Monday, 16 January 2012

Deserts

Deserts
A desert is a dry and sandy land. It is plain and dry. It hardly ever rains.

There are hardly any plants in deserts. Barrel Cactus and Compass Cactus are the most popular plants or maybe the only plants in the desert.

You find this environment under the Equator.
  
The horrid sun makes it feel like you’re in an oven. The sun is blazing in the deserts.
  
Usually only camels live in deserts. Camels store food and drink in there humps to survive. Camels have wide feet that stop them sinking into the sand.

There is water in deserts. Deserts sometimes get rain. This rainwater seeps into the sand and collects in rock. The water then builds up and forms a pool called an Oasis.

Grasslands are found when there is too much rain for deserts but not enough rain for  a forest. Large numbers of animals can be found living and feeding on grasslands, including  Zebras, Antelopes and lions.

Not all deserts are sandy. Some are rocky or covered in piles of pebbles. But if it's sand you're after, why not head for the Sahara and watch a sand dune shift?

Hammada is the Arabic word for a rocky desert that's been stripped bare of sand and dust by the wind.

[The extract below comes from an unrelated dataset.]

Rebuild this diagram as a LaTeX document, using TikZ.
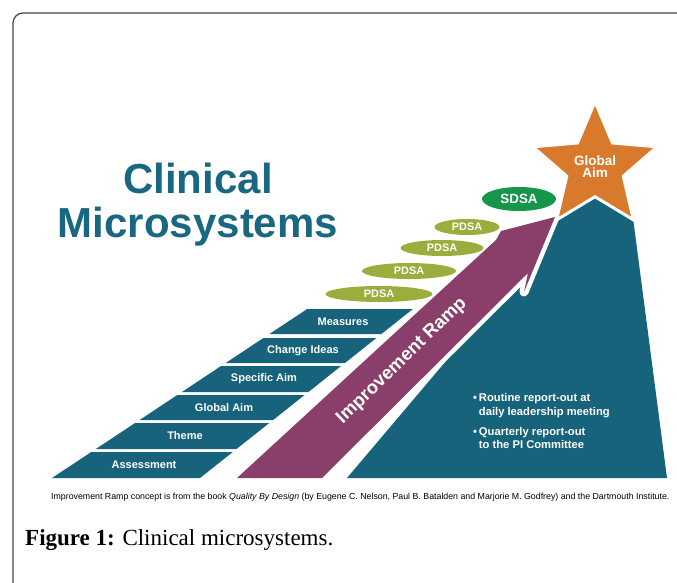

In the Sahara Desert the temperature can reach well over 50®C. At night though, it can drop below freezing as the heat is lost on the ground.
The San people of the Kalahari Desert store water in empty ostrich-egg shells.
The desert tortoise pees on its back legs to cool itself down.
A desert only gets 25cm of rainwater every few years. 
The sensational Sahara's as big as the USA.
Surviving the desert is NO picnic. Forget tucking into your sand-wiches. In the desert, food takes second place. You can go without eating but without water you'd be dead in two days.
Europe's the only continent that doesn't have a desert.